А слова Гамлета в разговоре с придворным приспешником Розенкранцем о политическом гнете и о тех, кто не чувствует его, — слова, которые не могли быть напечатаны при жизни автора и попали только в посмертное издание 1623 года. К кому относятся они? К Дании XVI—XVII века, к Англии Елисаветы Тюдор, к Англии Иакова I, к Англии Керзона или к любой из империалистских держав?

    Гамлет.

Дания — тюрьма.

    Розенкранц.

В таком случае, и весь мир — тюрьма.

    Гамлет.

Совершенно тюрьма, в которой много одиночных камер, застенков и подземелий, но Дания — одна из худших.

    Розенкранц.

Мы так не думаем, государь.

    Гамлет.

Ну, в таком случае она для вас не тюрьма.

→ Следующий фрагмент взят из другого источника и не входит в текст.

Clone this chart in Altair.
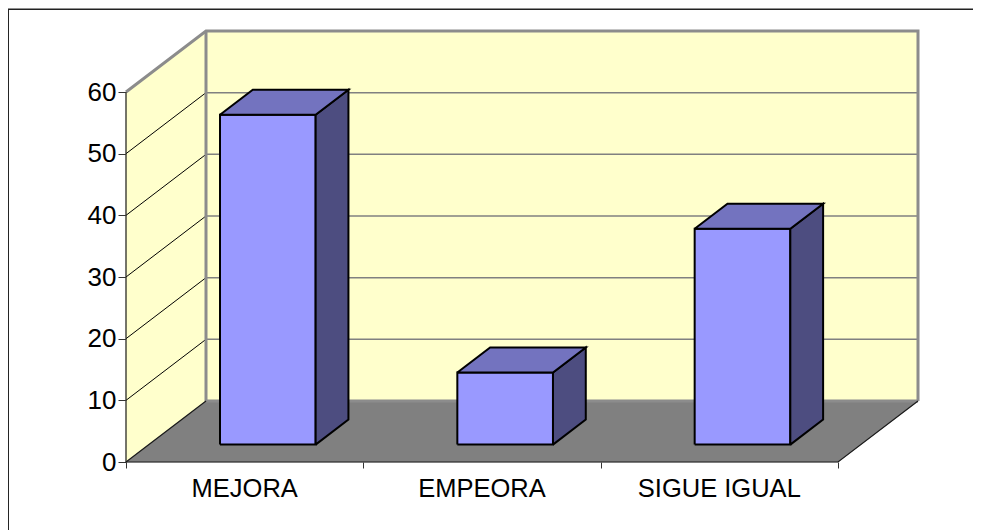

А Пемброк в «Короле Иоанне» восклицает, — и для нас все равно, вложен ли этот крик в его уста рукою самого Ретлэнда или его друга Саутгемптона:

— Как, однако, гнусен тот мир, в котором мы живем! Но это не останется безнаказанным. Произойдет отчаянный взрыв наших страданий и нашего негодования, и надо полагать, что этот день уже не за горами.

И этим настроением мятежника в тюрьме второй «Гамлет» проникнут в еще большей степени, чем первый — времен Елисаветы. Этот мятеж и делает Шекспира-Ретлэнда современным мировому мятежнику, разбивающему стены мировой тюрьмы.

И мы на верном пути, когда в поисках нового, созвучного пролетарской революции, репертуара, воскрешаем и претворяем бессмертные создания «потрясающего копьем» — великого «товарища» Ретлэнда.